Among the Americans she appeared with were Billy Eckstine, Al Cohn and Wild Bill Davison. She found an appropriate niche with touring jazz packages, notably the Pizza Express All Stars, and the Best of British Jazz.

She became one of an occasional group with her peers Barbara Jay and Rosemary Squires in the touring Tribute to Ella Fitzgerald, and the superlative singing of the three women is heard on a Spotlite album from 1994. The full flower of Maxine Daniels's talent was best captured in her first solo CD, for Humphrey Lyttelton's Calligraph label, recorded in 1995. Here she was accompanied as she so often was by Ted Beament, an outstanding pianist with whom she established a unique rapport.

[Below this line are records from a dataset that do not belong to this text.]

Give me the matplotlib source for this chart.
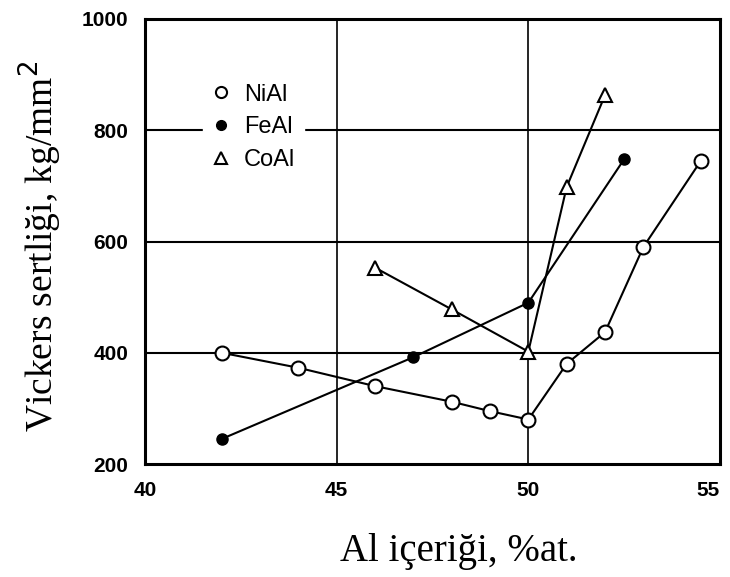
import matplotlib
matplotlib.use("Agg")
import matplotlib.pyplot as plt
from matplotlib.lines import Line2D

# Data
nial_x = [42, 44, 46, 48, 49, 50, 51, 52, 53, 54.5]
nial_y = [400, 373, 340, 312, 295, 280, 380, 437, 590, 745]
feal_x = [42, 47, 50, 52.5]
feal_y = [245, 392, 490, 748]
coal_x = [46, 48, 50, 51, 52]
coal_y = [553, 478, 402, 698, 863]
xticks = [40, 45, 50, 55]
yticks = [200, 400, 600, 800, 1000]
labels = ["NiAl", "FeAl", "CoAl"]

fig = plt.figure(figsize=(7.3, 5.77), dpi=100)
ax = fig.add_axes([145/730, 1-464/577, 575/730, 445/577])

tickfont = dict(family=['Liberation Sans', 'DejaVu Sans'], weight='bold', size=15)

# grid lines
for gx in [45, 50]:
    ax.axvline(gx, color='black', lw=1.2, zorder=1)
for gy in [400, 600, 800]:
    ax.axhline(gy, color='black', lw=1.5, zorder=1)

ax.plot(nial_x, nial_y, '-', color='black', lw=1.5, marker='o', ms=10,
        mfc='white', mec='black', mew=1.5, zorder=3)
ax.plot(feal_x, feal_y, '-', color='black', lw=1.5, marker='o', ms=8,
        mfc='black', mec='black', zorder=3)
ax.plot(coal_x, coal_y, '-', color='black', lw=1.5, marker='^', ms=10,
        mfc='white', mec='black', mew=1.5, zorder=3)

ax.set_xlim(40, 55)
ax.set_ylim(200, 1000)
ax.set_xticks(xticks)
ax.set_yticks(yticks)
ax.set_xticklabels([str(t) for t in xticks], fontdict=tickfont)
ax.set_yticklabels([str(t) for t in yticks], fontdict=tickfont)
ax.get_xticklabels()[-1].set_ha('right')
ax.tick_params(length=0, pad=12)
ax.tick_params(axis='x', pad=12)
for sp in ax.spines.values():
    sp.set_linewidth(2.2)

handles = [
    Line2D([], [], ls='none', marker='o', ms=8, mfc='white', mec='black', mew=1.5),
    Line2D([], [], ls='none', marker='o', ms=7, mfc='black', mec='black'),
    Line2D([], [], ls='none', marker='^', ms=8, mfc='white', mec='black', mew=1.5),
]
leg = ax.legend(handles, labels, loc='upper left', bbox_to_anchor=(0.08, 0.9),
                frameon=True, fancybox=False, edgecolor='white', facecolor='white',
                framealpha=1, handlelength=0.8, handletextpad=0.6, labelspacing=0.45,
                borderpad=0.35, prop=dict(family=['Liberation Sans', 'DejaVu Sans'], size=17))
leg.set_zorder(2)

ax.set_xlabel("Al içeriği, %at.", family=['Liberation Serif', 'DejaVu Serif'], size=28)
ax.xaxis.set_label_coords(0.545, -0.155)
ax.set_ylabel("Vickers sertliği, kg/mm$^2$", family=['Liberation Serif', 'DejaVu Serif'], size=27)
ax.yaxis.set_label_coords(-0.14, 0.49)

fig.savefig("out.png", dpi=100)
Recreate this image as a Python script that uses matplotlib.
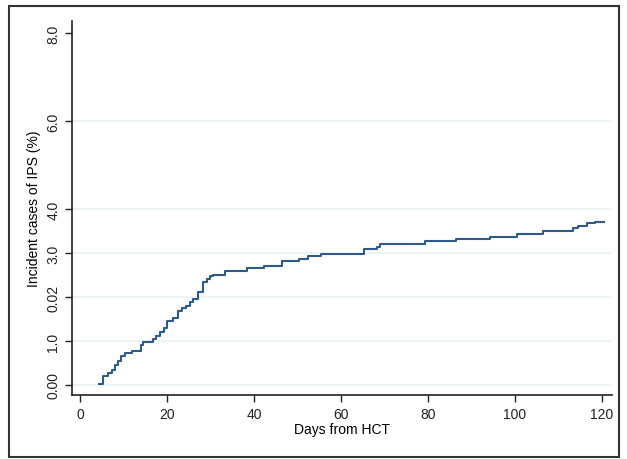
import matplotlib.pyplot as plt
from matplotlib.patches import Rectangle

plt.rcParams['font.family'] = ['Liberation Sans', 'DejaVu Sans']

# cumulative incidence curve
days = [4.4, 5.4, 6.5, 7.3, 8.0, 8.8, 9.5, 10.3, 12.0, 14.0, 14.5, 16.7, 17.5, 18.5,
        19.3, 20.0, 21.4, 22.6, 23.4, 24.4, 25.3, 26.0, 27.2, 28.2, 29.1, 29.9, 30.6,
        33.3, 38.3, 42.4, 46.4, 50.3, 52.5, 55.4, 65.3, 68.2, 69.1, 79.4, 86.4, 94.4,
        100.4, 106.4, 113.4, 114.6, 116.5, 118.4, 120.5]
incid = [0.03, 0.2, 0.27, 0.35, 0.45, 0.55, 0.65, 0.73, 0.78, 0.9, 0.97, 1.05, 1.12, 1.2,
         1.3, 1.45, 1.52, 1.69, 1.74, 1.8, 1.89, 1.95, 2.12, 2.35, 2.41, 2.47, 2.5,
         2.58, 2.65, 2.71, 2.81, 2.86, 2.92, 2.98, 3.09, 3.13, 3.2, 3.27, 3.32, 3.37,
         3.43, 3.49, 3.56, 3.61, 3.67, 3.71, 3.71]

xticks = [0, 20, 40, 60, 80, 100, 120]
yticks = [0, 1, 2, 3, 4, 6, 8]
ylabels = ['0.00', '1.0', '0.02', '3.0', '4.0', '6.0', '8.0']

fig = plt.figure(figsize=(6.27, 4.6), dpi=100)
ax = fig.add_axes([0.1148, 0.139, 0.861, 0.813])

for y in yticks[:-1]:
    ax.axhline(y, color='#eaf2f3', lw=1.2, zorder=0)

ax.step(days, incid, where='post', color='#2f5a87', lw=1.5)

ax.set_xlim(-1.84, 122.3)
ax.set_ylim(-0.23, 8.27)
ax.set_xticks(xticks)
ax.set_yticks(yticks)
ax.set_yticklabels(ylabels, rotation=90, va='center')
ax.tick_params(labelsize=10, length=5, width=1, colors='#222222')
ax.spines['top'].set_visible(False)
ax.spines['right'].set_visible(False)
for s in ['left', 'bottom']:
    ax.spines[s].set_linewidth(1.2)
    ax.spines[s].set_color('#222222')

ax.set_xlabel('Days from HCT', fontsize=10, labelpad=1)
ax.set_ylabel('Incident cases of IPS (%)', fontsize=10, labelpad=4)

fig.patches.append(Rectangle((9 / 627, 1 - 458 / 460), 610 / 627, 451 / 460,
                             transform=fig.transFigure, fill=False,
                             edgecolor='#333333', lw=1.5))

fig.savefig('out.png', dpi=100)
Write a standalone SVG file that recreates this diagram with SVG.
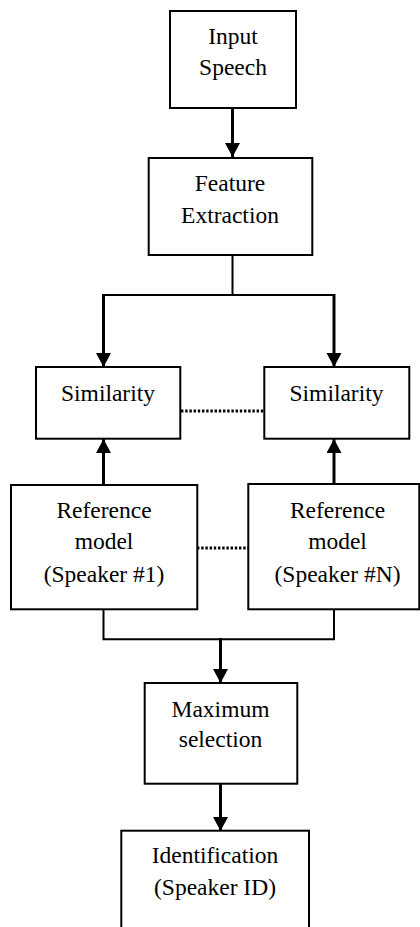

In 1996 she toured with Barbara Jay and Tina May in Ladies of Jazz and she continued to work with the Ella Fitzgerald package until ill-health forced the end of her career.

Steve Voce

December 1962 was the start of one of the worst winters in living memory. I was a new publican at the Two Puddings, Stratford, London E15, and, not being very wise, I had foolishly sacked my cleaner. I was desperately searching for another one when, during a snowstorm, a young woman knocked on the door and asked for a job.

She was a hopeless cleaner but, during a conversation, she told me that she'd had her own TV programme. At first I thought I'd engaged a crank but soon realised she was telling the truth, so I sacked her as a cleaner and took her on as a singer. Her name was Maxine Daniels.

She was a lovely girl who had a stunning voice, but she was shy and always liked to stand at the back of the stage; nevertheless my customers loved her. She worked for me for about a year, during which time Daniel Farson, who was running the Waterman's Arms, used to beg me to take her over there to guest, which I did quite often. He always said that he enjoyed listening to her more than all the other singers that ever sang at the Waterman's, and that included Judy Garland.